REUTERS/Evelyn Hockstein
Conservative: Trump vs. the Racists
“The political Right has come to accept that if there must be a civil-rights regime, it should be one of its own making,” observes City Journal’s Christopher F. Rufo.
“The first field of battle is higher education,” where Trump has shattered the “illusion” that Ivy League leaders are “heirs to the civil-rights movement.” No: They are “active practitioners of racial discrimination.”
And Trump’s “argument is straightforward”: “Racial discrimination is wrong” no matter the victim, and “any institution that continues to discriminate based on race is ineligible for federal support.”
“The terms of this debate have now changed. The president has ensured that the civil-rights regime will no longer be a one-way lever.”
“The important thing for the Trump administration is not to blink.”
Foreign desk: An Obama-esque Iran Play
“President Donald Trump is already growing impatient with the progress of the Iran nuclear negotiations that his chief envoy, Steve Witkoff, started only on Saturday,” notes The Free Press’ Eli Lake.
But “the fact that Trump did not say that Iran cannot have a nuclear program, which is what he insisted on when he scuttled Obama’s nuclear deal with Iran, is a red flag.”
Yet “Obama never had this amount of leverage over Iran. Last year, Israel destroyed the regime’s strategic air defense systems” and wrecked its “two strongest proxies: Hezbollah and Hamas. Iran’s economy is crippled,” with inflation above 30%.
So it’s “baffling” Trump & Co. “would signal that they are open to a deal that allows an unpopular regime to keep its nuclear production capability.”
Left Coast watch: SF Turns Page on Crime
“In January, crime in San Francisco hit a 23-year low,” cheers the Washington Examiner’s Zachary Faria.
Why? The city now has a “real prosecutor,” Brooke Jenkins, who — unlike predecessor Chesa Boudin — “believes crime is bad” and “criminals should go to jail.”

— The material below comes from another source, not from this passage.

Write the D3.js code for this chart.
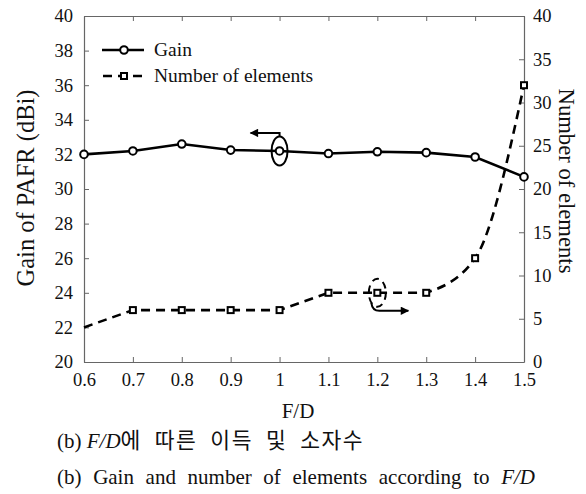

Boudin focused on “making sure criminals served as little jail time as possible” and fighting “mass incarceration.”
He was motivated by the fact that his “terrorist parents were jailed for years” for their role in the 1981 Brink’s robbery.
Now “San Francisco is back on track in terms of crime.” It “can stay that way as long as residents remember the lessons of recent years.”
From the right: Vance’s Hope for Europe
In an interview with UnHerd’s Sohrab Ahmari, Vice President JD Vance argues it’s “not good for Europe to be the permanent security vassal of the United States.”
Vance believes America can still be a friend to Europe, “provided European leaders are prepared to assume a more independent role on the international stage, and to be more responsive to their own voters, especially when it comes to the question of immigration.”
Europe must also address security, Vance says: “Europe’s entire security infrastructure, for my entire life, has been subsidised by the United States of America.”
As Ahmari puts it, the veep “would prefer to see a strong and independent Europe precisely because it could then act as a better check against the foreign-policy missteps of the Americans.”
Libertarian: The Rise of Political Violence
The arson attack on Pennsylvania Gov. Josh Shapiro is “only part of the wave of political violence sweeping over the country,” warns Reason’s J.D. Tuccille, from the assassination attempts on Donald Trump to “the murder of United Healthcare CEO Brian Thompson by — allegedly — a man who has since become a cult figure,” to “arson against Tesla cars and dealers.”
“Americans — especially those on the political left — seem increasingly open to” ideologically motivated violence.
“Political scientists have argued for years that the right is more prone to violence than the left.”
That “always seemed a dubious claim,” but “certainly has not been true” since the 2024 election.
And “the people who embrace violence” are reinforcing “similar attitudes in others who share their ideological beliefs.”